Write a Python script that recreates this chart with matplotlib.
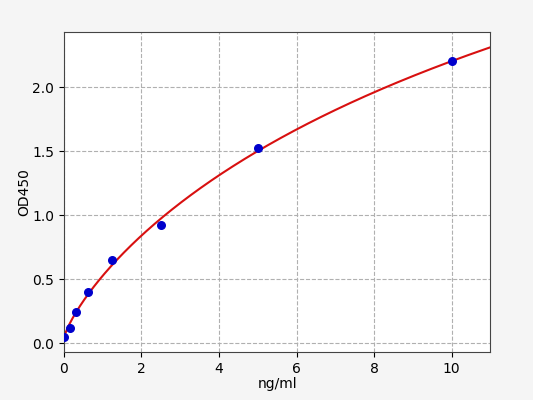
import numpy as np
import matplotlib
matplotlib.use("Agg")
import matplotlib.pyplot as plt

# standard concentrations (ng/ml) and measured OD450
conc = [0, 0.156, 0.3125, 0.625, 1.25, 2.5, 5, 10]
od450 = [0.05, 0.12, 0.245, 0.40, 0.65, 0.92, 1.52, 2.20]


def four_pl(x, a, b, c, d):
    return d + (a - d) / (1.0 + (x / c) ** b)


def fit_4pl(x, y):
    # grid over b, c; a and d are linear given those
    x = np.asarray(x, float)
    y = np.asarray(y, float)
    best = None
    for b in np.linspace(0.4, 2.0, 81):
        for c in np.geomspace(0.5, 200, 200):
            g = 1.0 / (1.0 + (x / c) ** b)
            A = np.column_stack([g, 1 - g])
            coef, res, _, _ = np.linalg.lstsq(A, y, rcond=None)
            err = np.sum((A @ coef - y) ** 2)
            if best is None or err < best[0]:
                best = (err, coef[0], b, c, coef[1])
    return best[1:]


a, b, c, d = fit_4pl(conc, od450)
xs = np.linspace(0, 11, 400)

fig = plt.figure(figsize=(5.33, 4), dpi=100, facecolor="#f5f5f5")
ax = fig.add_axes([0.12, 0.12, 0.8, 0.8])
ax.grid(True, linestyle="--", color="#b0b0b0", linewidth=0.8)
ax.set_axisbelow(True)
ax.plot(xs, four_pl(xs, a, b, c, d), color="#d81010", linewidth=1.5, zorder=2)
ax.scatter(conc, od450, color="#0000cc", s=30, zorder=3)
ax.set_xlim(0, 11)
ax.set_ylim(-0.07, 2.43)
ax.set_xticks([0, 2, 4, 6, 8, 10])
ax.set_yticks([0.0, 0.5, 1.0, 1.5, 2.0])
ax.set_xlabel("ng/ml", labelpad=1)
ax.set_ylabel("OD450", labelpad=1)
for s in ax.spines.values():
    s.set_color("#444444")

plt.savefig("out.png", dpi=100, facecolor=fig.get_facecolor())
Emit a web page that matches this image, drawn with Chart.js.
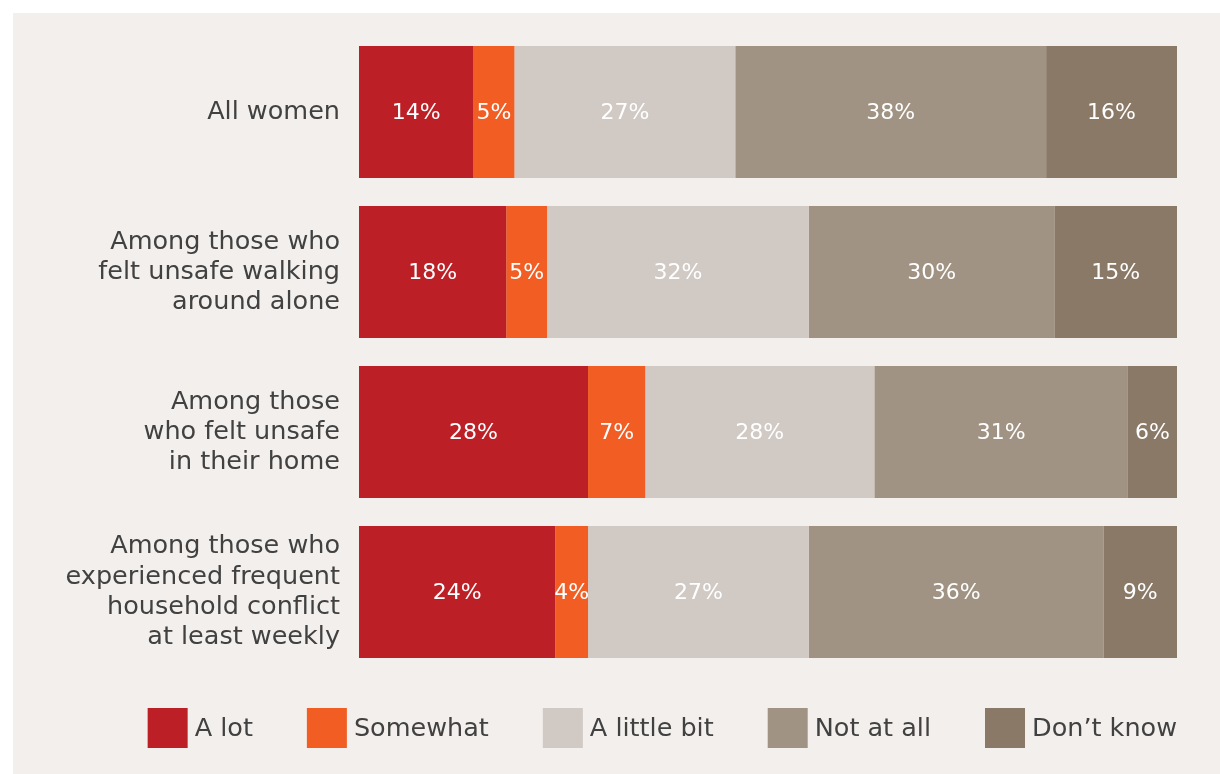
<!DOCTYPE html>
<html>
<head>
<meta charset="utf-8">
<script src="https://cdn.jsdelivr.net/npm/chart.js@4"></script>
<style>
  html, body { margin: 0; padding: 0; background: #ffffff; }
  #panel {
    position: absolute; left: 13px; top: 13px;
    width: 1207px; height: 761px;
    background: #f3efec;
  }
</style>
</head>
<body>
<div id="panel"><canvas id="chart" width="1207" height="761"></canvas></div>
<script>
// Groups shown on the y axis (one bar each)
const groups = [
  'All women',
  ['Among those who', 'felt unsafe walking', 'around alone'],
  ['Among those', 'who felt unsafe', 'in their home'],
  ['Among those who', 'experienced frequent', 'household conflict', 'at least weekly']
];

// Answer categories, in stacking order
const answers = ['A lot', 'Somewhat', 'A little bit', 'Not at all', 'Don\u2019t know'];
const answerColors = ['#bc2026', '#f15d22', '#d1c9c3', '#a09383', '#897966'];

// Percent of respondents per answer, one value per group
const aLot = [14, 18, 28, 24];
const somewhat = [5, 5, 7, 4];
const aLittleBit = [27, 32, 28, 27];
const notAtAll = [38, 30, 31, 36];
const dontKnow = [16, 15, 6, 9];

const seriesValues = [aLot, somewhat, aLittleBit, notAtAll, dontKnow];

const FONT = '"DejaVu Sans", sans-serif';
const TEXT = '#414141';

// white percentages centred in each segment
const valueLabels = {
  id: 'valueLabels',
  afterDatasetsDraw(chart) {
    const ctx = chart.ctx;
    ctx.save();
    ctx.font = '22px ' + FONT;
    ctx.fillStyle = '#ffffff';
    ctx.textAlign = 'center';
    ctx.textBaseline = 'middle';
    chart.data.datasets.forEach((ds, i) => {
      chart.getDatasetMeta(i).data.forEach((bar, j) => {
        const c = bar.getCenterPoint();
        ctx.fillText(ds.data[j] + '%', c.x, c.y + 1);
      });
    });
    ctx.restore();
  }
};

// legend row under the bars, right edge flush with the plot
const squareLegend = {
  id: 'squareLegend',
  afterDraw(chart) {
    const ctx = chart.ctx;
    const area = chart.chartArea;
    const box = 40, gap = 7, spacing = 54;
    ctx.save();
    ctx.font = '25.5px ' + FONT;
    const items = chart.data.datasets.map(ds => ({
      text: ds.label,
      color: ds.backgroundColor,
      w: box + gap + ctx.measureText(ds.label).width
    }));
    const total = items.reduce((s, it) => s + it.w, 0) + spacing * (items.length - 1);
    let x = area.right - total;
    const y = area.bottom + 36;
    ctx.textBaseline = 'middle';
    ctx.textAlign = 'left';
    items.forEach(it => {
      ctx.fillStyle = it.color;
      ctx.fillRect(x, y, box, box);
      ctx.fillStyle = TEXT;
      ctx.fillText(it.text, x + box + gap, y + box / 2 + 1);
      x += it.w + spacing;
    });
    ctx.restore();
  }
};

new Chart(document.getElementById('chart'), {
  type: 'bar',
  data: {
    labels: groups,
    datasets: answers.map((name, i) => ({
      label: name,
      data: seriesValues[i],
      backgroundColor: answerColors[i],
      borderWidth: 0,
      categoryPercentage: 1,
      barPercentage: 0.825
    }))
  },
  options: {
    indexAxis: 'y',
    responsive: false,
    animation: false,
    devicePixelRatio: 1,
    layout: { padding: { top: 19, right: 43, bottom: 102, left: 0 } },
    plugins: {
      legend: { display: false },
      tooltip: { enabled: false }
    },
    scales: {
      x: {
        stacked: true,
        min: 0,
        max: 100,
        display: false
      },
      y: {
        stacked: true,
        grid: { display: false, drawTicks: false },
        border: { display: false },
        ticks: {
          color: TEXT,
          padding: 19,
          font: { family: FONT, size: 25.5, lineHeight: 1.18 }
        },
        afterFit(scale) {
          scale.width = 346;
          // multi-line labels sit inside their bands, no extra margin needed
          scale.paddingTop = 0;
          scale.paddingBottom = 0;
        }
      }
    }
  },
  plugins: [valueLabels, squareLegend]
});
</script>
</body>
</html>
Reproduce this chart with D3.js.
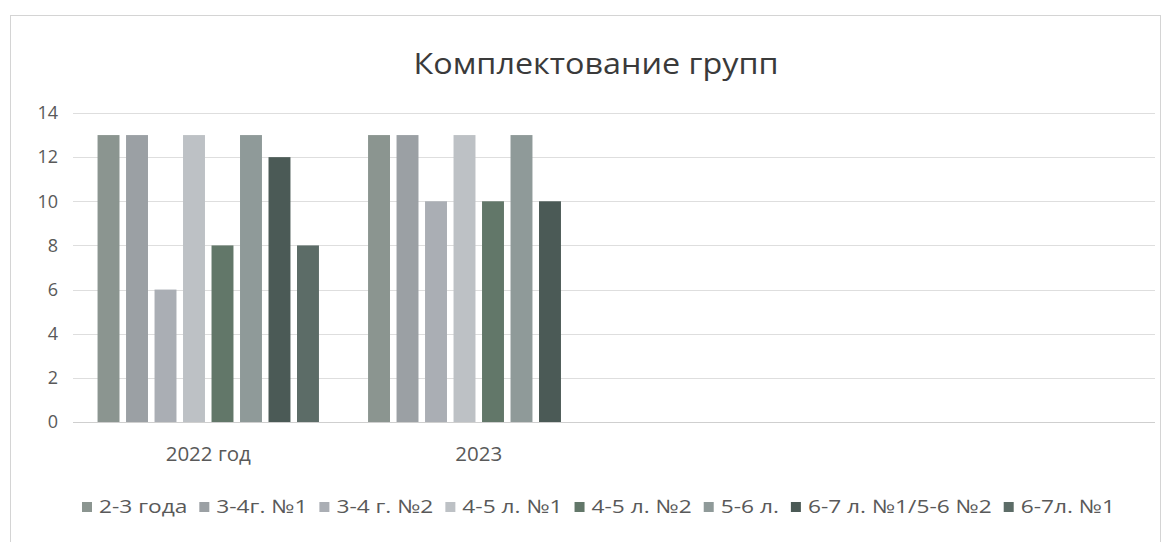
<!DOCTYPE html>
<html>
<head>
<meta charset="utf-8">
<script src="https://cdn.jsdelivr.net/npm/d3@7"></script>
<style>
  html, body { margin: 0; padding: 0; background: #fff; }
  svg { display: block; }
  text { font-family: "Open Sans", "Noto Sans", sans-serif; }
</style>
</head>
<body>
<svg id="chart" width="1169" height="542"></svg>
<script>
// ---- data ----
const title = "Комплектование групп";
const categories = ["2022 год", "2023", "", ""];
const seriesNames = ["2-3 года", "3-4г. №1", "3-4 г. №2", "4-5 л. №1", "4-5 л. №2", "5-6 л.", "6-7 л. №1/5-6 №2", "6-7л. №1"];
const values2022 = [13, 13, 6, 13, 8, 13, 12, 8];
const values2023 = [13, 13, 10, 13, 10, 13, 10, null];
const yTicks = [0, 2, 4, 6, 8, 10, 12, 14];
const seriesColors = ["#8b9590", "#9ba0a4", "#aaaeb4", "#bdc1c5", "#627769", "#8f9a99", "#4b5a56", "#5c6c67"];

const valuesByCategory = [values2022, values2023, [], []];

// ---- layout ----
const svg = d3.select("#chart");
const plot = { left: 73, right: 1155, top: 113, bottom: 422 };

// chart border
svg.append("rect")
  .attr("x", 10.5).attr("y", 15.5)
  .attr("width", 1150).attr("height", 540)
  .attr("fill", "none").attr("stroke", "#d4d4d4").attr("stroke-width", 1);

// title
svg.append("text")
  .attr("x", 596).attr("y", 74)
  .attr("text-anchor", "middle")
  .attr("fill", "#3a3a3a")
  .attr("font-size", 30)
  .attr("textLength", 365).attr("lengthAdjust", "spacingAndGlyphs")
  .text(title);

const x = d3.scaleBand()
  .domain(d3.range(categories.length))
  .range([plot.left, plot.right])
  .padding(0);

const y = d3.scaleLinear().domain([0, 14]).range([plot.bottom, plot.top]);

// gridlines
svg.append("g")
  .selectAll("line")
  .data(yTicks)
  .join("line")
  .attr("x1", plot.left).attr("x2", plot.right)
  .attr("y1", d => Math.round(y(d)) + 0.5).attr("y2", d => Math.round(y(d)) + 0.5)
  .attr("stroke", d => d === 0 ? "#cfcfcf" : "#dedede")
  .attr("stroke-width", 1);

// y axis labels
const yAxis = d3.axisLeft(y).tickValues(yTicks).tickSize(0).tickPadding(0);
const yg = svg.append("g").attr("transform", `translate(${plot.left - 15},0)`).call(yAxis);
yg.select(".domain").remove();
yg.selectAll("text").attr("font-size", 18).attr("fill", "#595959")
  .attr("font-family", "'Open Sans', sans-serif");

// x axis labels
const xAxis = d3.axisBottom(x).tickFormat(i => categories[i]).tickSize(0).tickPadding(0);
const xg = svg.append("g").attr("transform", `translate(0,${plot.bottom + 24})`).call(xAxis);
xg.select(".domain").remove();
xg.selectAll("text").attr("font-size", 20.5).attr("fill", "#595959")
  .attr("font-family", "'Open Sans', sans-serif");

// bars
const groupWidth = 221.4;
const xSub = d3.scaleBand().domain(d3.range(seriesNames.length))
  .range([0, groupWidth]).paddingInner(0.23).paddingOuter(0);

const groups = svg.append("g").selectAll("g")
  .data(valuesByCategory)
  .join("g")
  .attr("transform", (d, i) => `translate(${x(i) + x.bandwidth() / 2 - groupWidth / 2},0)`);

groups.selectAll("rect")
  .data(d => d.map((v, j) => ({ v, j })).filter(e => e.v != null))
  .join("rect")
  .attr("x", d => xSub(d.j))
  .attr("width", xSub.bandwidth())
  .attr("y", d => y(d.v))
  .attr("height", d => y(0) - y(d.v))
  .attr("fill", d => seriesColors[d.j]);

// legend
const legend = svg.append("g");
const legendFont = 18.5;
const items = legend.selectAll("g").data(seriesNames).join("g");
items.append("rect").attr("width", 10).attr("height", 10)
  .attr("y", -1)
  .attr("fill", (d, i) => seriesColors[i]);
items.append("text").attr("y", 10)
  .attr("font-size", legendFont).attr("fill", "#595959")
  .text(d => d);
const textW = [];
items.select("text").each(function () { textW.push(this.getComputedTextLength()); });
const markerW = 17, gap = 12;
const totalText = d3.sum(textW);
const targetText = 1033 - markerW * seriesNames.length - gap * (seriesNames.length - 1);
const scaleL = targetText / totalText;
let cx = 82;
items.attr("transform", (d, i) => {
  const t = `translate(${cx},503)`;
  cx += markerW + textW[i] * scaleL + gap;
  return t;
});
items.select("text")
  .attr("x", markerW)
  .attr("textLength", (d, i) => textW[i] * scaleL)
  .attr("lengthAdjust", "spacingAndGlyphs");
</script>
</body>
</html>
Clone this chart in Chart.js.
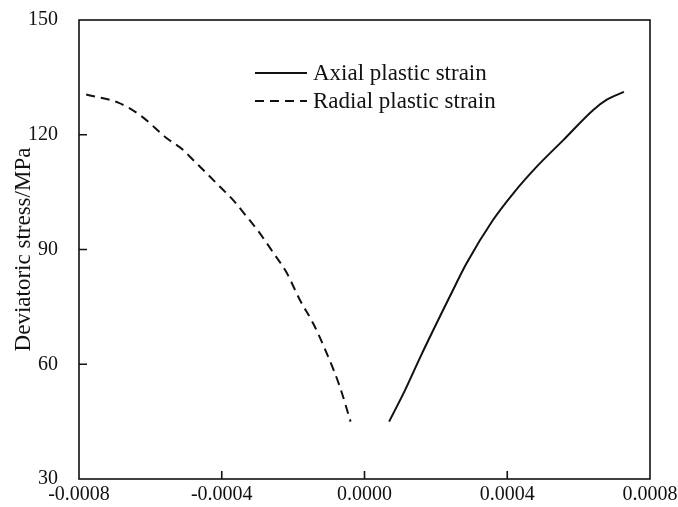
<!DOCTYPE html>
<html>
<head>
<meta charset="utf-8">
<script src="https://cdn.jsdelivr.net/npm/chart.js@4.4.1/dist/chart.umd.min.js"></script>
<style>
  html, body { margin:0; padding:0; background:#fff; }
  #wrap { width:678px; height:507px; }
</style>
</head>
<body>
<div id="wrap"><canvas id="stressChart"></canvas></div>
<script>
const radialX = [-0.00078, -0.00069, -0.00063, -0.000554, -0.000508, -0.00048, -0.000442, -0.000405, -0.000368, -0.00033, -0.000293, -0.000256, -0.000218, -0.000181, -0.000144, -0.000106, -0.000069, -0.000039];
const radialY = [130.5, 128.4, 125.2, 119.1, 116.0, 113.4, 109.9, 106.4, 102.9, 98.6, 94.2, 89.2, 83.9, 76.8, 70.7, 62.9, 54.1, 45.0];
const axialX = [0.000069, 0.000114, 0.000157, 0.000239, 0.000286, 0.00036, 0.000417, 0.000482, 0.000557, 0.000641, 0.000678, 0.000727];
const axialY = [45.0, 53.3, 62.0, 77.7, 86.4, 97.7, 104.7, 111.6, 118.6, 126.5, 129.1, 131.2];
const xTicks = [-0.0008, -0.0004, 0, 0.0004, 0.0008];
const yTicks = [30, 60, 90, 120, 150];

const FONT = "'Liberation Serif', 'Times New Roman', serif";

function toPoints(xs, ys){
    return xs.map((x,i)=>({x:x, y:ys[i]}));
}

// kill the automatic label overhang padding so layout.padding decides the plot box
function noOverhang(scale){
    scale.paddingLeft = 0;
    scale.paddingRight = 0;
    scale.paddingTop = 0;
    scale.paddingBottom = 0;
}

// frame, inward ticks and legend inside the plot
const framePlugin = {
    id:"frame",
    afterDraw(chart){
        const {ctx, chartArea:a, scales} = chart;
        ctx.save();
        ctx.strokeStyle = "#111";
        ctx.lineWidth = 1.6;
        ctx.strokeRect(a.left, a.top, a.right-a.left, a.bottom-a.top);
        ctx.beginPath();
        xTicks.slice(1,-1).forEach(v=>{
            const px = scales.x.getPixelForValue(v);
            ctx.moveTo(px, a.bottom);
            ctx.lineTo(px, a.bottom-8);
        });
        yTicks.slice(1,-1).forEach(v=>{
            const py = scales.y.getPixelForValue(v);
            ctx.moveTo(a.left, py);
            ctx.lineTo(a.left+8, py);
        });
        ctx.stroke();

        // legend
        ctx.font = "23px " + FONT;
        ctx.fillStyle = "#111";
        ctx.textBaseline = "middle";
        chart.data.datasets.forEach((ds,i)=>{
            const y = a.top + 53 + i*28;
            const x0 = a.left + 176;
            ctx.beginPath();
            ctx.lineWidth = 2;
            ctx.setLineDash(ds.borderDash || []);
            ctx.moveTo(x0, y);
            ctx.lineTo(x0+52, y);
            ctx.stroke();
            ctx.setLineDash([]);
            ctx.fillText(ds.label, x0+58, y+1);
        });
        ctx.restore();
    }
};

new Chart(document.getElementById("stressChart"),{
    type:"line",
    data:{
        datasets:[
            {
                label:"Axial plastic strain",
                data:toPoints(axialX, axialY),
                borderColor:"#111",
                borderWidth:2,
                pointRadius:0,
                cubicInterpolationMode:"monotone"
            },
            {
                label:"Radial plastic strain",
                data:toPoints(radialX, radialY),
                borderColor:"#111",
                borderWidth:2,
                borderDash:[9,6],
                pointRadius:0,
                cubicInterpolationMode:"monotone"
            }
        ]
    },
    options:{
        responsive:true,
        maintainAspectRatio:false,
        animation:false,
        layout:{ padding:{ left:0, right:28, top:20, bottom:0 } },
        plugins:{
            legend:{ display:false },
            tooltip:{ enabled:false }
        },
        scales:{
            x:{
                type:"linear",
                min:-0.0008,
                max:0.0008,
                afterBuildTicks(scale){ scale.ticks = xTicks.map(v=>({value:v})); },
                afterFit(scale){ scale.height = 28; noOverhang(scale); },
                grid:{ display:false, drawTicks:false },
                border:{ display:false },
                ticks:{
                    color:"#111",
                    padding:4,
                    maxRotation:0,
                    font:{ family:FONT, size:20 },
                    callback:(v)=>(Math.abs(v)<1e-12 ? 0 : v).toFixed(4)
                }
            },
            y:{
                min:30,
                max:150,
                afterBuildTicks(scale){ scale.ticks = yTicks.map(v=>({value:v})); },
                afterFit(scale){ scale.width = 79; noOverhang(scale); },
                grid:{ display:false, drawTicks:false },
                border:{ display:false },
                title:{
                    display:true,
                    text:"Deviatoric stress/MPa",
                    color:"#111",
                    font:{ family:FONT, size:23 },
                    padding:{ top:10, bottom:0 }
                },
                ticks:{
                    color:"#111",
                    padding:21,
                    font:{ family:FONT, size:20 }
                }
            }
        }
    },
    plugins:[framePlugin]
});
</script>
</body>
</html>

> _What is being asked_
The lines to collect are those holding the string "that"; copy them all.

> _Problem solution_
Write a Python script that recreates this chart with matplotlib.
Emit a web page that matches this image, drawn with Chart.js.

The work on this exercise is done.